Please use this identifier to cite or link to this item: https://scholarbank.nus.edu.sg/handle/10635/222302
Title: MODERN HETEROTOPIAS IN THE URBAN FABRIC OF SINGAPORE
Authors: TEN XIANG LING SHAUNICE
Keywords: Architecture
Design Track
DT
Master (Architecture)
Jurgen Rosemann
2015/2016 Aki DT
Issue Date: 14-Dec-2015
Citation: TEN XIANG LING SHAUNICE (2015-12-14). MODERN HETEROTOPIAS IN THE URBAN FABRIC OF SINGAPORE. ScholarBank@NUS Repository.
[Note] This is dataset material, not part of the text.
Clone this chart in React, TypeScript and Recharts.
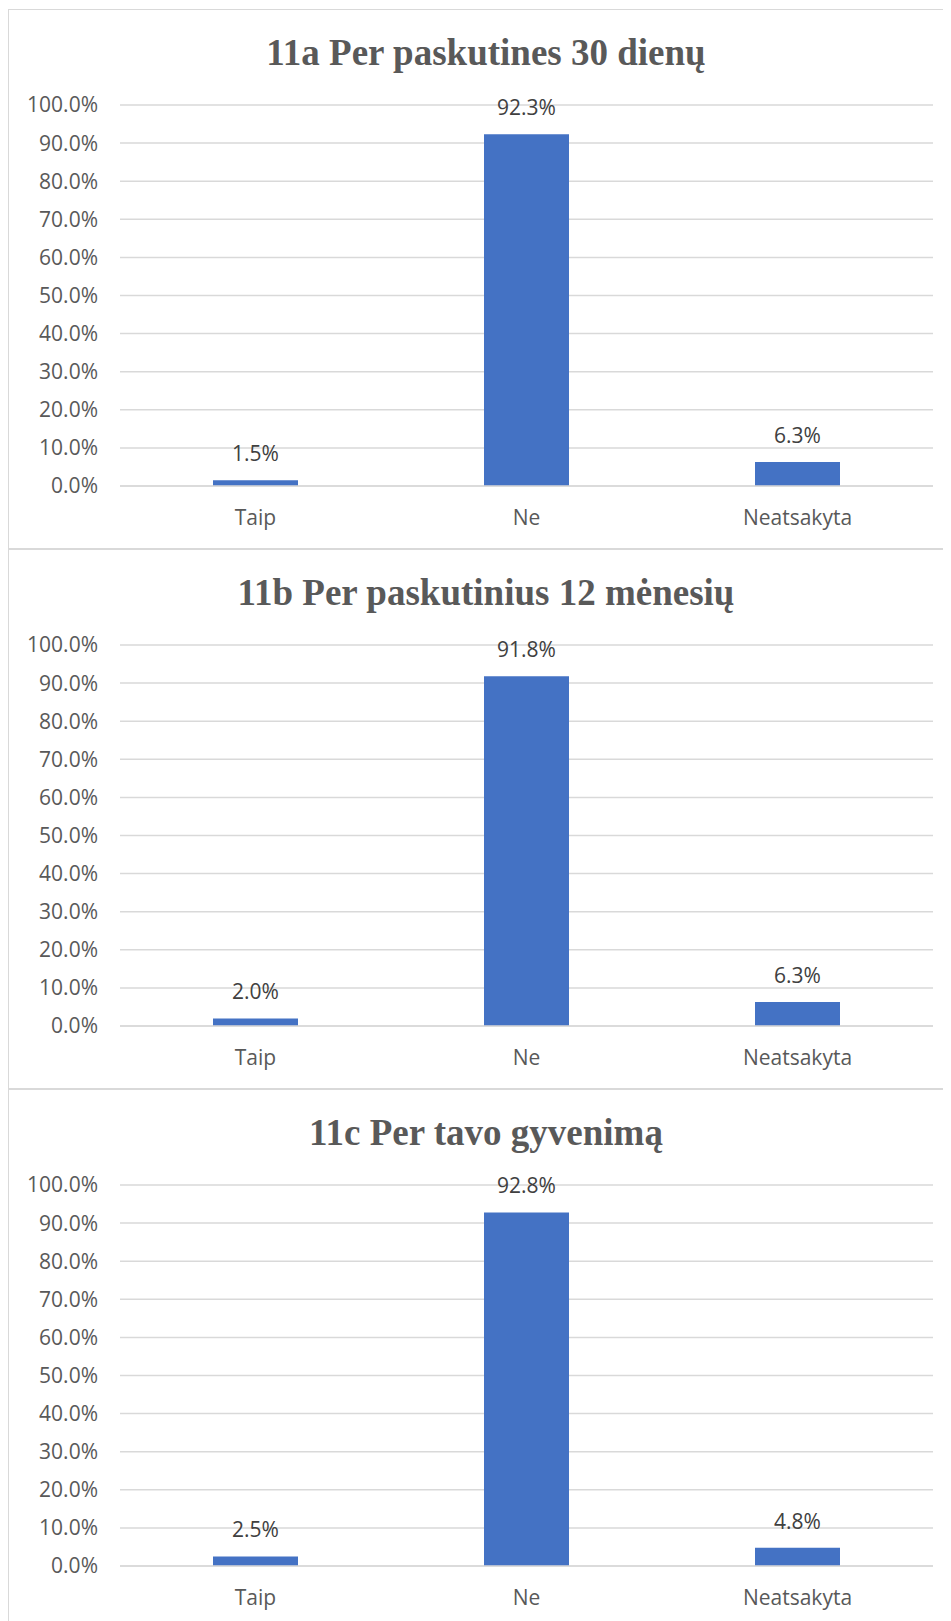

Abstract: Architecture and urban development has never been more pertinent an issue for Singapore in the face of land scarcity. The rapid growth also meant that choices had to often be made, either in favour of a space or against it. It is with increasing complexities of cities today where urban systems can no longer be understood with the framework of dichotomous terms such as private-public, or urban-suburban, where the heterotopia is found. It involves the unplanned, uncontrolled and inbetween spaces which nestle excluded communities, repressed by space through the lack of its provision or isolation. In the light of these alternative fragments of space residing within the city, the question begs: can we, through studying the manifestation of modern heterotopic spaces, better understand architectural and urban development? This paper seeks to answer this by studying the case of Singapore, a state aiming for a diverse landscape while striving towards cosmopolitanism. The course of the exploratory research develops by responding to the following primary questions. What are heterotopic spaces and how do they manifested physically? And by contextualisation, to what extent are modern heterotopias revealed in the urban fabric of Singapore? Following which are the secondary research questions: What are the conditions and user experiences with modern heterotopias in Singapore? The paper will address these questions through three components of research: first by understanding heterotopia, second to identify and assess the extent of manifestations of heterotopia in Singapore and finally, examining the relations and possible tensions that give rise to these spaces. By understanding these ‘excluded’ spaces which fall through the cracks within the planned city, it is hoped that their recognition can allow the state to better understand the desires of the society, and accommodate positive heterotopias through development.